I didn’t have much to say about the last Destroyer album, because it just didn’t really grab me, unfortunately. Hearing this it seems almost like the reason for that was simply that Dan Bejar might not have been pushing it enough for my taste, because it was a very restrained and, in my view, unremarkable record.
This, on the other hand, whilst barely even an EP, is much more interesting. It’s long, rather abstract, stitches what sound like fragments of songs together into a single quarter of an hour-long song, and is in general really quite weird and very, very good.

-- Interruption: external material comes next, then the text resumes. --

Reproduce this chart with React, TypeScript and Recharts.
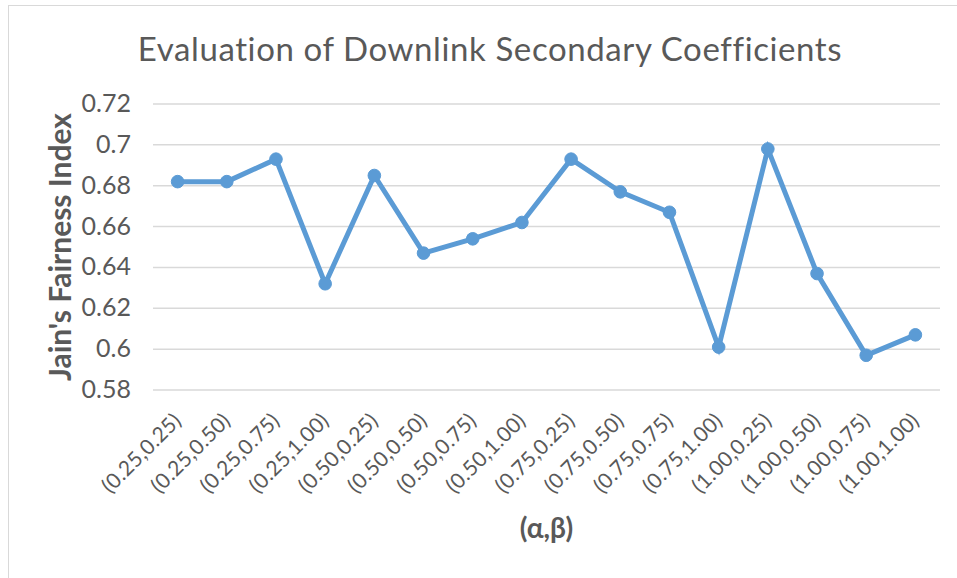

I still don’t entirely find myself understanding the pairing of the two songs, although perhaps the length of them is responsible for that, in that they both feel rather like sovereign entities, not necessarily requiring the other in order to be complete. Bay of Pigs itself is presumably about the bungled US invasion of Cuba which very nearly triggered nuclear war back in the sixites, although I’ll confess that the narrative of the song itself rather escapes me.
Anyhow, the song accelerates in vignettes, ratcheting itself up from the twinkling dreamscapes of the first few minutes, into some sort of somnabulent disco and finally a sharply-strummed crest around eleven minutes in. There it stops and seems to tumble downwards into the abyss of experimentalism again, with a building electronic rumble which allows the song to drift away back into the electronic twinkly with which it started. It’s a strange shift, at the end there, but it’s nice and it gives the song that completeness I hinted at earlier.
It hints at other Destroyer songs as well, interweaving the odd snippet here and there, and the second song, Ravers, is a re-working of one of their past tunes as well, previously called Rivers, I think.
So yes, it’s an odd release, this. A two-song EP clocking in at about twenty minutes in length and which really does bugger about something chronic. If Bejar is this good when he’s being weird I’d be tempted to say that he should throw off the reigns more often, stop being so disciplined, and just go for it, because I like this notably more than a lot of his more sensible, three-minute pop song-based work.
Erm, no preview song with this I’m afraid, because there are only two songs on the album.